I love Panera Bread. There, I said it. It feels good to get this off my chest. I am a left-leaning (read: democratic socialist) historian of American corporate capitalism. I write about the homogenization of American life under the auspices of the culture industry. I rail against the conformist anomie to be found in hierarchical managerialism. I lament the fall of the agrarian populists in the 1896 election, the last true and great challenger to American corporate hegemony. (Please don’t get me started on the New Deal.)

And I love Panera Bread. I love the warm, earthy, focus-group-based decor. I love the Chocolate Chip Muffie (320 cal). I love the bottomless hazelnut coffee. (Are there even free refills? Am I stealing? God, I love how lawless Panera Bread makes me feel.) I wish I could bathe myself in their Vegetarian Creamy Tomato soup (280 cal).

The bread is pretty good too. In fact, I like the bread so much, when I order a Napa Almond Chicken Salad Sandwich (700 cal) and they ask me which side I want, I don’t take the apple or the chips. I take more bread. Have you tried the Mac and Cheese lately (900 cal)? I haven’t seen such mass-production genius since the Ford Model T. It’s true, the salads are awful. But are you really going to blame Panera bread for that? All salads in America are awful. It’s structural.

Baudrillard once said that Disneyland was the most authentic place in America. It’s certainly possible. But Panera Bread is the best place in America. What does “Panera” even mean? Dear God, their focus groups are good. They A/B tested the shit out of that one. Panera. Is it supposed to sound Italian? I tried to name my third child Panera. My wife wouldn’t have it. Then again, when my wife goes to Panera Bread, she orders the Chinese Citrus Cashew Salad (540 cal).
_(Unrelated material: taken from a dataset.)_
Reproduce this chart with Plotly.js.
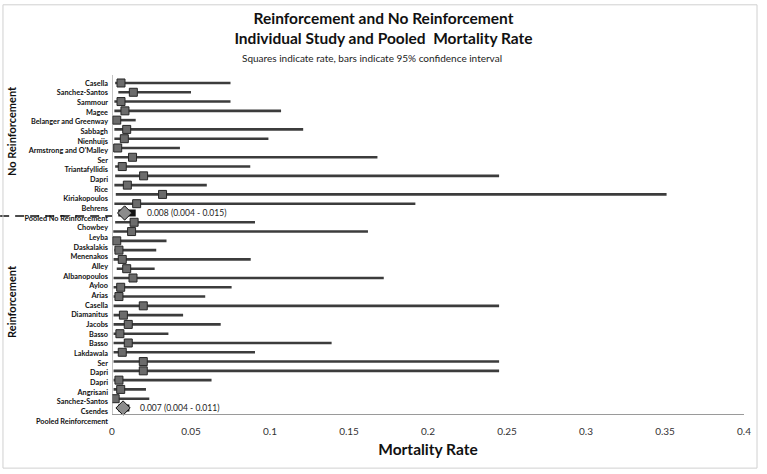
<!DOCTYPE html>
<html><head><meta charset="utf-8">
<script src="https://cdn.plot.ly/plotly-3.0.1.min.js"></script>
<style>html,body{margin:0;padding:0;background:#fff}#chart{width:767px;height:474px}</style>
</head><body><div id="chart"></div>
<script>
// ---- Data ----
const noReinfStudies = ['Casella','Sanchez-Santos','Sammour','Magee','Belanger and Greenway','Sabbagh','Nienhuijs',"Armstrong and O'Malley",'Ser','Triantafyllidis','Dapri','Rice','Kiriakopoulos','Behrens'];
const noReinfRate = [0.0057,0.0135,0.0057,0.0082,0.003,0.0093,0.0078,0.0036,0.013,0.0065,0.020,0.0097,0.032,0.0156];
const noReinfLow  = [0.002,0.004,0.0015,0.0015,0.001,0.0015,0.0015,0.0015,0.0015,0.002,0.002,0.0015,0.0024,0.0015];
const noReinfHigh = [0.075,0.050,0.075,0.107,0.015,0.121,0.099,0.043,0.168,0.0875,0.245,0.060,0.351,0.192];

const reinfStudies = ['Chowbey','Leyba','Daskalakis','Menenakos','Alley','Albanopoulos','Ayloo','Arias','Casella','Diamanitus','Jacobs','Basso','Basso','Lakdawala','Ser','Dapri','Dapri','Angrisani','Sanchez-Santos','Csendes'];
const reinfRate = [0.014,0.0124,0.003,0.0044,0.0065,0.0093,0.0133,0.0055,0.0044,0.0198,0.0072,0.0103,0.005,0.0103,0.0065,0.0198,0.0198,0.0044,0.0055,0.002];
const reinfLow  = [0.002,0.0008,0.0008,0.0015,0.001,0.003,0.001,0.001,0.001,0.001,0.001,0.001,0.001,0.001,0.001,0.001,0.001,0.001,0.001,0.0005];
const reinfHigh = [0.0905,0.162,0.0345,0.028,0.0878,0.027,0.172,0.0757,0.059,0.245,0.045,0.0688,0.0357,0.139,0.0905,0.245,0.245,0.063,0.0215,0.0236];

const pooledNames = ['Pooled No Reinforcement','Pooled Reinforcement'];
const pooledRate = [0.008,0.007];
const pooledLow  = [0.004,0.004];
const pooledHigh = [0.015,0.011];

const xTicks = [0,0.05,0.1,0.15,0.2,0.25,0.3,0.35,0.4];
const xTickText = ['0','0.05','0.1','0.15','0.2','0.25','0.3','0.35','0.4'];

// ---- Row layout ----
const rowLabels = noReinfStudies.concat([pooledNames[0]], reinfStudies, [pooledNames[1]]);
const rowIdx = rowLabels.map((_, i) => i);
const nrRows = noReinfStudies.map((_, i) => i);
const pNR = noReinfStudies.length;
const rRows = reinfStudies.map((_, i) => pNR + 1 + i);
const pR = pNR + 1 + reinfStudies.length;

const FONT = 'Lato, "Open Sans", sans-serif';
const sub = (a, b) => a.map((v, i) => v - b[i]);

const studyStyle = {
  type: 'scatter', mode: 'markers', xaxis: 'x', yaxis: 'y', hoverinfo: 'x',
  marker: {symbol: 'square', size: 8, color: '#6b6b6b', line: {color: '#262626', width: 1}},
};

const traces = [
  Object.assign({}, studyStyle, {
    x: noReinfRate, y: nrRows,
    error_x: {type: 'data', symmetric: false, array: sub(noReinfHigh, noReinfRate), arrayminus: sub(noReinfRate, noReinfLow), width: 0, thickness: 2.6, color: '#3c3c3c'}
  }),
  Object.assign({}, studyStyle, {
    x: reinfRate, y: rRows,
    error_x: {type: 'data', symmetric: false, array: sub(reinfHigh, reinfRate), arrayminus: sub(reinfRate, reinfLow), width: 0, thickness: 2.6, color: '#3c3c3c'}
  }),
  {
    type: 'scatter', mode: 'markers', xaxis: 'x', yaxis: 'y', x: pooledRate, y: [pNR, pR], hoverinfo: 'x',
    marker: {symbol: 'diamond', size: 11, color: '#8c8c8c', line: {color: '#111', width: 1}},
    error_x: {type: 'data', symmetric: false, array: sub(pooledHigh, pooledRate), arrayminus: sub(pooledRate, pooledLow), width: 0, thickness: 7, color: '#111'}
  },
  { // carrier for the label axis
    type: 'scatter', mode: 'markers', xaxis: 'x', yaxis: 'y2', x: rowIdx.map(() => 0), y: rowIdx,
    marker: {opacity: 0}, hoverinfo: 'skip', showlegend: false
  }
];

const pooledAnn = pooledRate.map((r, i) => ({
  xref: 'x', yref: 'y', x: pooledHigh[i], y: [pNR, pR][i], xanchor: 'left', xshift: 9, showarrow: false,
  text: `${r.toFixed(3)} (${pooledLow[i].toFixed(3)} - ${pooledHigh[i].toFixed(3)})`,
  font: {family: FONT, size: 8.5, color: '#222'}
}));

const layout = {
  width: 767, height: 474,
  margin: {l: 112, r: 23, t: 75, b: 48},
  paper_bgcolor: '#fff', plot_bgcolor: '#fff',
  showlegend: false,
  font: {family: FONT, color: '#111'},
  title: {
    text: '<b>Reinforcement and No Reinforcement</b><br><b>Individual Study and Pooled  Mortality Rate</b>',
    x: 0.5, xref: 'container', xanchor: 'center', y: 0.949, yanchor: 'top', yref: 'container',
    font: {family: FONT, size: 15.5, color: '#111'}
  },
  xaxis: {
    range: [0, 0.4], tickvals: xTicks, ticktext: xTickText, anchor: 'free', position: 0.034,
    showgrid: false, zeroline: false, showline: true, linecolor: '#9a9a9a', linewidth: 1, ticks: '',
    tickfont: {family: FONT, size: 10, color: '#333'}, ticklabelstandoff: 8,
    title: {text: '<b>Mortality Rate</b>', font: {family: FONT, size: 15.5, color: '#111'}, standoff: 8}
  },
  yaxis: {range: [36.94, -0.86], visible: false, showgrid: false, zeroline: false},
  yaxis2: {
    overlaying: 'y', side: 'left', anchor: 'x', range: [35.52, -0.83],
    tickvals: rowIdx, ticktext: rowLabels, ticks: '', showgrid: false, zeroline: false, showline: false,
    tickfont: {family: FONT, size: 7.3, color: '#111', weight: 'bold'}, ticklabelstandoff: 3
  },
  shapes: [
    {type: 'line', xref: 'x', yref: 'paper', x0: 0, x1: 0, y0: 0.034, y1: 1, line: {color: '#8a8a8a', width: 1}},
    {type: 'line', xref: 'paper', yref: 'paper', x0: -0.177, x1: 0, y0: 0.598, y1: 0.598, line: {color: '#111', width: 1.5, dash: '9px,6px'}},
    {type: 'rect', xref: 'paper', yref: 'paper', x0: -0.1725, x1: 1.0206, y0: -0.12, y1: 1.2, line: {color: '#d0d0d0', width: 1}}
  ],
  annotations: [
    {xref: 'paper', yref: 'paper', x: 0.411, y: 1.048, xanchor: 'center', yanchor: 'middle', showarrow: false,
     text: 'Squares indicate rate, bars indicate 95% confidence interval', font: {family: FONT, size: 10, color: '#222'}},
    {xref: 'paper', yref: 'paper', x: -0.16, y: 0.840, xanchor: 'center', yanchor: 'middle', textangle: -90, showarrow: false,
     text: '<b>No Reinforcement</b>', font: {family: FONT, size: 11, color: '#111'}},
    {xref: 'paper', yref: 'paper', x: -0.16, y: 0.356, xanchor: 'center', yanchor: 'middle', textangle: -90, showarrow: false,
     text: '<b>Reinforcement</b>', font: {family: FONT, size: 11, color: '#111'}}
  ].concat(pooledAnn)
};

Plotly.newPlot('chart', traces, layout, {displayModeBar: false, staticPlot: true});
</script></body></html>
Clearly, she has terrible taste.

Two and a half years ago, after six years in the States, I moved back to Israel, where I had grown up since the year 6 AP (AP = After Panera — that’s 1993, for those of you who for some goddamn reason don’t know that the first Panera Bread was founded in 1987 by a god named Ken Rosenthal in Kirkland, Missouri).

The move back has had its up and downs. The weather — incredible. The slow descent into fascist ethnocracy — not so hot. I’ve mostly settled into the fact that I will never see a live NBA game at a sports bar again. (There are no sports bars, as there are no TVs in the bars. Also, games are at 3:00 AM.) But God do I miss Panera. I’ve tried to find a way to fill the Asiago Cheese Bagel-sized hole (330 cal) that Panera left in my heart. But to no avail. Yet they will never bring a Panera here. Starbucks failed here. Dunkin Donuts failed here. Israel is where American coffee goes to die.
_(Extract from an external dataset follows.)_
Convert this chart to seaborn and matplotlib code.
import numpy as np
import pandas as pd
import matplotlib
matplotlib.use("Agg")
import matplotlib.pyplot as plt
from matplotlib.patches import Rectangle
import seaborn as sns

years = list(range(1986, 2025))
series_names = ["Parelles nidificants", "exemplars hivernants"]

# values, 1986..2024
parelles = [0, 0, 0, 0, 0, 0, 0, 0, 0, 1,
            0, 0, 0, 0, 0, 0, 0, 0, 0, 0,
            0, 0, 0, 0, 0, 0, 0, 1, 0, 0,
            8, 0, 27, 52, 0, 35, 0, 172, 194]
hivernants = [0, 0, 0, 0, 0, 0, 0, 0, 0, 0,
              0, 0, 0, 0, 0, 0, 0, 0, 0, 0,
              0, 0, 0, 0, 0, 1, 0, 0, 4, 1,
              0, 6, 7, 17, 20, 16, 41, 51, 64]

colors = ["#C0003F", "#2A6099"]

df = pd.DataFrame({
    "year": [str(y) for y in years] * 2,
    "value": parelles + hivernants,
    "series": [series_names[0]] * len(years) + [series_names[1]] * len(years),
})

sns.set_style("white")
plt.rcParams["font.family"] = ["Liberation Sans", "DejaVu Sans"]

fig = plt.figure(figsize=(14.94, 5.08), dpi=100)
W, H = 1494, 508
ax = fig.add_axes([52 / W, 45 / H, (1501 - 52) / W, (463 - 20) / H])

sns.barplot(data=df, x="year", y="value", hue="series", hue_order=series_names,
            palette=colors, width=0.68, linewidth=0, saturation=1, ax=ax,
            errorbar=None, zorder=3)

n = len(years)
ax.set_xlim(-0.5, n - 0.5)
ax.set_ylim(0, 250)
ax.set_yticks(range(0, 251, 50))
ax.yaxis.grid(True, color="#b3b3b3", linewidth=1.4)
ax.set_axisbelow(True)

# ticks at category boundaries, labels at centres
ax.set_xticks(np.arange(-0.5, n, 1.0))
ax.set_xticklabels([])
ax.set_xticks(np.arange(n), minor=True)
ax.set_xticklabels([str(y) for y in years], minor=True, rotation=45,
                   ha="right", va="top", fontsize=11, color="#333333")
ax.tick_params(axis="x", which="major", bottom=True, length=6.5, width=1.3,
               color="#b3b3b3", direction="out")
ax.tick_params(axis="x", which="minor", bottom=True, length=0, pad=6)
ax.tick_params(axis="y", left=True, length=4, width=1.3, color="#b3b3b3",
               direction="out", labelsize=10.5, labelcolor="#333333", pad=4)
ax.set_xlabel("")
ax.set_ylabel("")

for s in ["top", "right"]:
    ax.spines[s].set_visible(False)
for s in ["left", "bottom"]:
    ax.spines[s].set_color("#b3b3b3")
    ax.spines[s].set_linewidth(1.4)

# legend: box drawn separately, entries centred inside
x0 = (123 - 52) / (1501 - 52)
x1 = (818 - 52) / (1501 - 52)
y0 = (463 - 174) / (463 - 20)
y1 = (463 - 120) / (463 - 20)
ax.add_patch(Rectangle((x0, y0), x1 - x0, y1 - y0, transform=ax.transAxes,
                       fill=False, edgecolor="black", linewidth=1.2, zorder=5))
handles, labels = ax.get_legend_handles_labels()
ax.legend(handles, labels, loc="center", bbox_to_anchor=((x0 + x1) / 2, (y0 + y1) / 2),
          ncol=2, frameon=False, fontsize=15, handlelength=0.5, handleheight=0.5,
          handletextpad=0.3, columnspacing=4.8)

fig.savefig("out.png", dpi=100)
They don’t even have a Panera in Europe yet. WTF? The closest Panera Bread to my house is in Virginia Beach, VA. (I checked on a map.) This will not do.
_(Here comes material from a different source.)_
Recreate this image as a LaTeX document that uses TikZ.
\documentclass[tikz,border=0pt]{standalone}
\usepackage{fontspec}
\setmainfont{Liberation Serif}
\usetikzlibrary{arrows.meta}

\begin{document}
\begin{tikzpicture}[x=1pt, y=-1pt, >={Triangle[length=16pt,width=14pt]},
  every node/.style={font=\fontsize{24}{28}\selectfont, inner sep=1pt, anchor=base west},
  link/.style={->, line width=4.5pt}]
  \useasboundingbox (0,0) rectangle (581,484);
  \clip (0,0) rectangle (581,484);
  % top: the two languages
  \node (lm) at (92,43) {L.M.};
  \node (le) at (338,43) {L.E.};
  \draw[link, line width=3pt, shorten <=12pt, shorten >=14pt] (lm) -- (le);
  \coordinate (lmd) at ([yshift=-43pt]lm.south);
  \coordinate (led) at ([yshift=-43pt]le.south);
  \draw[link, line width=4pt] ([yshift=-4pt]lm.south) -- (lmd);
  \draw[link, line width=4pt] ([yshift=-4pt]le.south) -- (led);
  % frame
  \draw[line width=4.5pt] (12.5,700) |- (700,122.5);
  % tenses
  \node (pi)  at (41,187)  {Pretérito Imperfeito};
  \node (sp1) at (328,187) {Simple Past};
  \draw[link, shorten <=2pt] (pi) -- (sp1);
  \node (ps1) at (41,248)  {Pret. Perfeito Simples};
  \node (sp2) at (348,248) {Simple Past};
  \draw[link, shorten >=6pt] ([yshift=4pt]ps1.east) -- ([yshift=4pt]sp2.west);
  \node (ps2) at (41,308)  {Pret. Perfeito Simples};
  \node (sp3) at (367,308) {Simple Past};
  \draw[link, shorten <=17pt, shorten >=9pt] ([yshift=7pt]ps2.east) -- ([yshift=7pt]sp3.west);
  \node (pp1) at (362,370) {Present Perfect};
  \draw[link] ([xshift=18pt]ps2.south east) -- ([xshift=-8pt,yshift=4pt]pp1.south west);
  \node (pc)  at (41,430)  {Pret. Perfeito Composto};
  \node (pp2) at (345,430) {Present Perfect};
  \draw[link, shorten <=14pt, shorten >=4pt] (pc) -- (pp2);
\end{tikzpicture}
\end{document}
But even when Paneras do start popping up in Europe, I doubt they will come here. With the Middle East in such horrible, unstable shape, I don’t think Panera has the economies of scale to make this work. (I bet you that Panera is great at cost-accounting and reducing overhead.) It’s not easy to efficiently deliver fresh, delicious “fast casual” food through IDF checkpoints, ISIS hostage areas, or Syrian wastelands.

I hope there will be peace in the Middle East soon. If not for the people, then at least for the Panera.